Fenomena El Nino memang telah lama dikemukakan beberapa ahli. Akhir tahun lalu, mereka sudah memperlihatkan kepada kita bahwa fenomena La Nina dengan ditandai hujan yang berlimpah bakal berhenti dan segera digantikan El Nino, ditandai dengan air yang makin sulit didapat.
Kita sudah sering menghadapi masalah ini dan respons pun segera dilakukan. Akan tetapi, bisa dipastikan respons yang ada tidak bakal memadai. Penyebab utamanya adalah ekosistem air yang sudah rusak. Daerah-daerah tangkapan air telah berubah fungsi menjadi permukiman dan dikuasai sebagian oleh perusahaan-perusahaan untuk menjalankan bisnis mereka. Desakan kebutuhan permukiman karena jumlah penduduk dan berbagai kebutuhannya telah mengalahkan keharusan untuk melindungi daerah tangkapan air yang lebih berguna bagi masa depan manusia.
KOMPAS/TOTOK WIJAYANTO
Tanah retak di dasar Waduk Brambang, Wonokerso, Kedawung, Sragen, Jawa Tengah, karena kekeringan, Kamis (14/9/2023). Kemarau berkepanjangan menyebabkan air di sejumlah waduk surut sehingga fungsinya sebagai sumber irigasi pertanian menjadi terganggu.

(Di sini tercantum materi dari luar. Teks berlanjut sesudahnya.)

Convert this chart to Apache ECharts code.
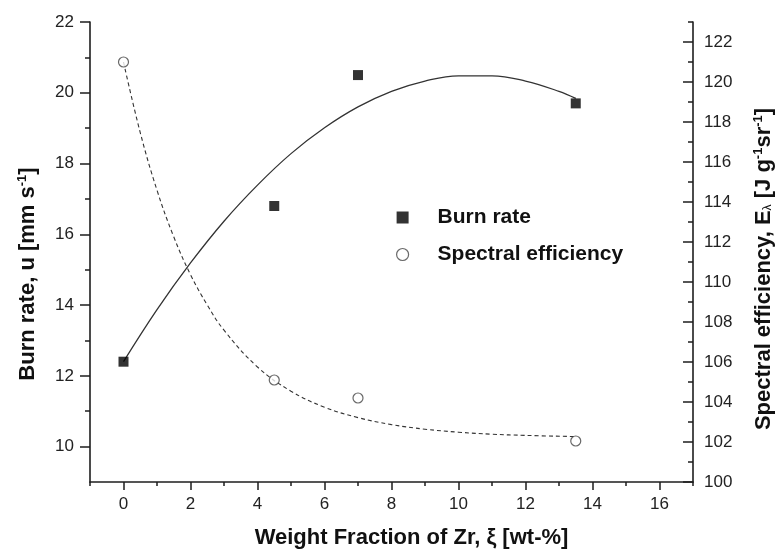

Kita telah sejak lama melihat dampak masalah di atas, seperti fenomena bencana banjir di berbagai tempat, sedimentasi di berbagai waduk dan aliran sungai, serta kekeringan di mana-mana. Hanya saja, kejadian ini tidak menumbuhkan kesadaran baru untuk menghentikan peralihan lahan itu. Permukiman tetap saja tumbuh di area-area tangkapan air.
Ada usulan untuk memulihkan kawasan seperti ini. Kita kadang berpikir bahwa langkah itu mustahil. Namun, kita bisa mencontoh tempat lain yang dapat melakukan hal itu. Di sebuah kawasan di Jepang, pemulihan itu bisa dilakukan sehingga warga terbebas dari banjir sekaligus mereka bisa mengembangkan ekonomi baru yang lebih berkelanjutan.
Kerusakan ekosistem air diperparah oleh pembuangan limbah di aliran sungai serta pemanfaatan air yang tidak terkendali. Ke depan, air akan makin sulit didapat dan akan makin mahal. Bencana, baik di dalam maupun luar negeri, sepertinya harus menjadi pengingat kita untuk segera membereskan masalah ekosistem perairan. Tanpa pemberesan, kita hanya akan melakukan tindakan tambal sulam dan masalah tetap saja akan muncul, bahkan mungkin akan lebih besar lagi. Persoalan air harus segera diatasi karena dalam sejarah telah terbukti bahwa air merupakan masalah peradaban.